Gordon Ramsay’s love of Beef Wellington is well known – he says that ‘Beef Wellington has to be the ultimate indulgence, it’s one of my all-time favourite main courses and it would definitely be on my last supper menu’. It’s a dish that has graced the tables of many of his restaurants across the world, and it isn’t going anywhere any time soon!
Gordon’s recipe for the dish is also a favourite of host of the Late Late Show, James Corden. He says, ‘I do a mean beef Wellington. Gordon Ramsay's is a phenomenal recipe…the secret is to wrap it in Parma ham before wrapping in pastry. I'm so pro smuggling more meat in’.
Like Gordon & James, we all love diving into the flaky puff pastry, delicious duxcelle, and (of course) the tender sirloin – but we weren’t too sure about where it originated, or which bright spark first decided to wrap beef in pastry (whoever it was, we owe them!) After some Wellington-related research, we’ve discovered a few theories about the infamously tasty dish.
The Duke of Wellington
It is generally agreed that the dish was created in celebration of the first Duke of Wellington, Arthur Wellesley, and his victory at the Battle of Waterloo on June 18 1815. The Duke was given his title after defeating Napoleon Bonaparte the year before, and not long after he became Prime Minister. Such an iconic character needed immortalising, so (naturally) they named a pastry ensconced beef dish after him.
Wrapping meat in pastry has been a favoured culinary technique in many countries for many centuries- The Greeks were the first to wrap a flour and water paste around their meat to seal it before cooking, and the Cornish Pasty (the stalwart of miners’ lunchboxes) has been around since the 14th Century.
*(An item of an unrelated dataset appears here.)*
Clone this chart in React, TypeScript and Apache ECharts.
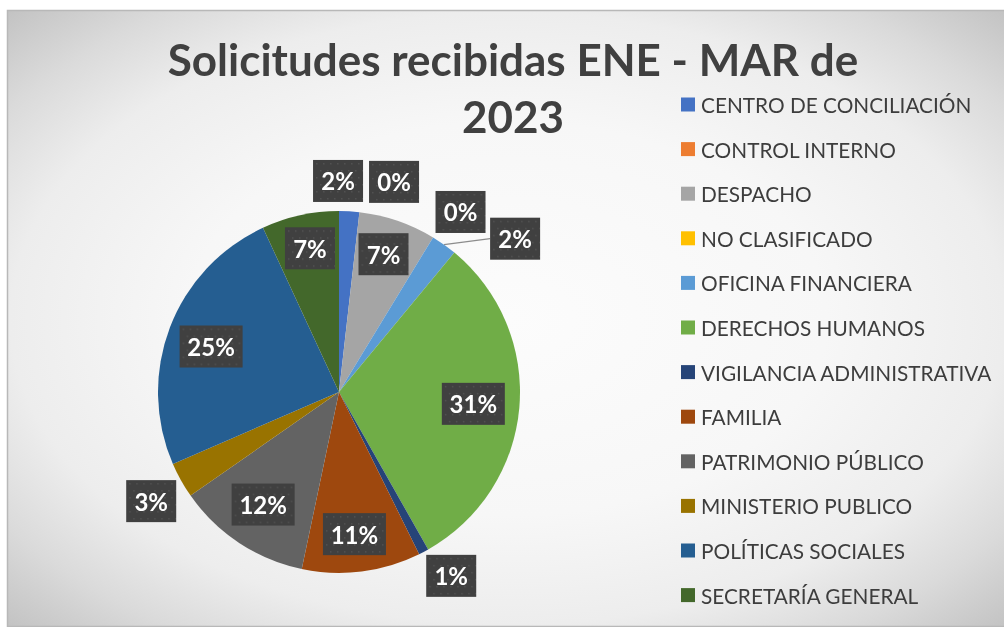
import React, { useEffect, useRef } from 'react';
import * as echarts from 'echarts';

const titleText = 'Solicitudes recibidas ENE - MAR de\n2023';
const categories = [
  'CENTRO DE CONCILIACIÓN',
  'CONTROL INTERNO',
  'DESPACHO',
  'NO CLASIFICADO',
  'OFICINA FINANCIERA',
  'DERECHOS HUMANOS',
  'VIGILANCIA ADMINISTRATIVA',
  'FAMILIA',
  'PATRIMONIO PÚBLICO',
  'MINISTERIO PUBLICO',
  'POLÍTICAS SOCIALES',
  'SECRETARÍA GENERAL',
];
const requests = [18, 0, 69, 0, 23, 308, 9, 106, 120, 32, 246, 69];
const colors = [
  '#4472C4', '#ED7D31', '#A5A5A5', '#FFC000', '#5B9BD5', '#70AD47',
  '#264478', '#9E480E', '#636363', '#997300', '#255E91', '#43682B',
];

// label placement (layout only): outside?, radial factor, angular shift (deg), leader line
const labelPlacement = [
  { out: true, k: 1.166, shift: -3.5, line: false },
  { out: true, k: 1.2, shift: 8.2, line: false },
  { out: false, k: 0.8, shift: -1, line: false },
  { out: true, k: 1.2, shift: 2.7, line: false },
  { out: true, k: 1.29, shift: 13.5, line: true },
  { out: false, k: 0.745, shift: 0, line: false },
  { out: true, k: 1.19, shift: -3.5, line: false },
  { out: false, k: 0.79, shift: 1, line: false },
  { out: false, k: 0.75, shift: 0.5, line: false },
  { out: true, k: 1.2, shift: -1, line: false },
  { out: false, k: 0.75, shift: -1.3, line: false },
  { out: false, k: 0.81, shift: 1, line: false },
];

const CX = 339;
const CY = 392;
const R = 181;

function makeBoxImage(w: number, h: number): string {
  const c = document.createElement('canvas');
  c.width = w;
  c.height = h;
  const ctx = c.getContext('2d');
  if (!ctx) return '';
  ctx.fillStyle = '#404040';
  ctx.fillRect(0, 0, w, h);
  ctx.fillStyle = '#535353';
  let row = 0;
  for (let y = 3; y < h; y += 7) {
    for (let x = 3 + (row % 2) * 3.5; x < w; x += 7) {
      ctx.fillRect(Math.round(x), y, 1.5, 1.5);
    }
    row++;
  }
  return c.toDataURL();
}

export default function App() {
  const ref = useRef<HTMLDivElement>(null);
  useEffect(() => {
    if (!ref.current) return;
    const chart = echarts.init(ref.current, undefined, { renderer: 'svg' });
    const total = requests.reduce((a, b) => a + b, 0);
    const pct = requests.map((v) => Math.round((v / total) * 100));
    const starts: number[] = [];
    let acc = 0;
    requests.forEach((v) => {
      starts.push(acc);
      acc += v;
    });
    const midAngle = (i: number) => ((starts[i] + requests[i] / 2) / total) * 360;

    const img2 = makeBoxImage(50, 42);
    const img3 = makeBoxImage(63, 42);

    const data = categories.map((name, i) => {
      const p = labelPlacement[i];
      const three = String(pct[i]).length > 1;
      return {
        name,
        value: requests[i],
        itemStyle: { color: colors[i] },
        label: {
          position: p.out ? 'outside' : 'inside',
          width: three ? 45 : 32,
          backgroundColor: { image: three ? img3 : img2 },
        },
        labelLine: { show: p.line },
      };
    });

    chart.setOption({
      animation: false,
      graphic: [
        {
          type: 'rect',
          z: -10,
          silent: true,
          shape: { x: 7.5, y: 10.5, width: 1000, height: 616 },
          style: {
            fill: new echarts.graphic.RadialGradient(0.5, 0.5, 0.71, [
              { offset: 0, color: '#fcfcfc' },
              { offset: 0.45, color: '#f7f7f7' },
              { offset: 0.7, color: '#ededed' },
              { offset: 0.85, color: '#dadada' },
              { offset: 1, color: '#c2c2c2' },
            ]),
            stroke: '#b8b8b8',
            lineWidth: 1.5,
          },
        },
      ],
      title: {
        text: titleText,
        left: 513,
        top: 30,
        textAlign: 'center',
        padding: 0,
        textStyle: {
          fontFamily: 'Lato',
          fontWeight: 'bold',
          fontSize: 44,
          lineHeight: 57,
          color: '#404040',
        },
      },
      legend: {
        orient: 'vertical',
        left: 681,
        top: 94,
        padding: 0,
        itemWidth: 14,
        itemHeight: 14,
        itemGap: 23.6,
        icon: 'rect',
        selectedMode: false,
        data: categories,
        textStyle: {
          fontFamily: 'Lato',
          fontSize: 20.8,
          lineHeight: 20,
          color: '#3d3d3d',
          padding: [0, 0, 0, 1],
        },
      },
      series: [
        {
          type: 'pie',
          center: [CX, CY],
          radius: R,
          startAngle: 90,
          clockwise: true,
          avoidLabelOverlap: false,
          data,
          label: {
            show: true,
            formatter: (p: any) => pct[p.dataIndex] + '%',
            fontFamily: 'Lato',
            fontWeight: 'bold',
            fontSize: 24,
            lineHeight: 24,
            color: '#ffffff',
            padding: [9, 9],
            align: 'center',
            overflow: 'none',
            shadowBlur: 7,
            shadowColor: 'rgba(0,0,0,0.5)',
            shadowOffsetX: 2,
            shadowOffsetY: 3,
          },
          labelLine: {
            lineStyle: { color: '#8c8c8c', width: 1.2 },
          },
          labelLayout: (params: any) => {
            const i = params.dataIndex;
            const p = labelPlacement[i];
            const a = ((midAngle(i) + p.shift) * Math.PI) / 180;
            const d = p.k * R;
            const x = CX + d * Math.sin(a);
            const y = CY - d * Math.cos(a);
            const res: any = { x, y, align: 'center', verticalAlign: 'middle' };
            if (p.line) {
              const am = (midAngle(i) * Math.PI) / 180;
              const ex = CX + R * Math.sin(am);
              const ey = CY - R * Math.cos(am);
              const half = String(pct[i]).length > 1 ? 31.5 : 25;
              res.labelLinePoints = [
                [ex, ey],
                [(ex + x - half) / 2, (ey + y) / 2],
                [x - half, y],
              ];
            }
            return res;
          },
        },
      ],
    });
    return () => chart.dispose();
  }, []);
  return (
    <div
      ref={ref}
      style={{ position: 'fixed', left: 0, top: 0, width: 1004, height: 627 }}
    />
  );
}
However, the Beef Wellington most closely resembles the French filet de boeuf en croute and may well have been renamed the Beef Wellington after the Battle of Waterloo – rather than being a dish specifically created for the Duke of Wellington.
Some of the most popular theories for why the dish was named the Wellington, after the Duke of Wellington are:
1) Arthur Wellesley wasn’t fussed about what he ate and let his chef create whatever he liked – his chef liked creating Wellingtons.
2) The finished dish looks a bit like a Wellington Boot, hence the name.
3) The dish is French but was re-named during the wars with France.
Wellingtons Across the Pond
Whilst Wellingtons are extremely popular in Europe, they have also found fame in the United States. Beef Wellington was Richard Nixon’s favourite dish (it was included in the White House cookbook), and in 1965 the New York Times outlined the gold standard of the dish as a beef tenderloin cooked in a rich pastry crust and ‘embellished with pate de fois gras, truffles and cognac’. It’s even had a cameo on Mad Men.
Beef Wellington may even have a closer connection to America than to the UK. Many of the earliest references to ‘Beef Wellington’ come from the US, including 'Fillet of beef, a la Wellington' in the Los Angeles Times in 1903, and it appears in a 1939 guide to New York City restaurants 'Where to dine in '39'. In 1965, the TV programme hosted by Julia Child ‘The French Chef’ aired in the US and included a Filet of Beef Wellington’ – after this the dish’s popularity skyrocketed.
So, Where’s the Wellington From?
It appears that there’s no clear-cut answer about the true history of Beef Wellington and where the dish originated. Like many of the world’s best dishes, it takes inspiration from many different places and cultures and has developed organically into what it is today.
Gordon’s Top Tip: ‘the most important thing about a fillet of Beef Wellington, do not slice it thinly. Slice it about an inch thick.’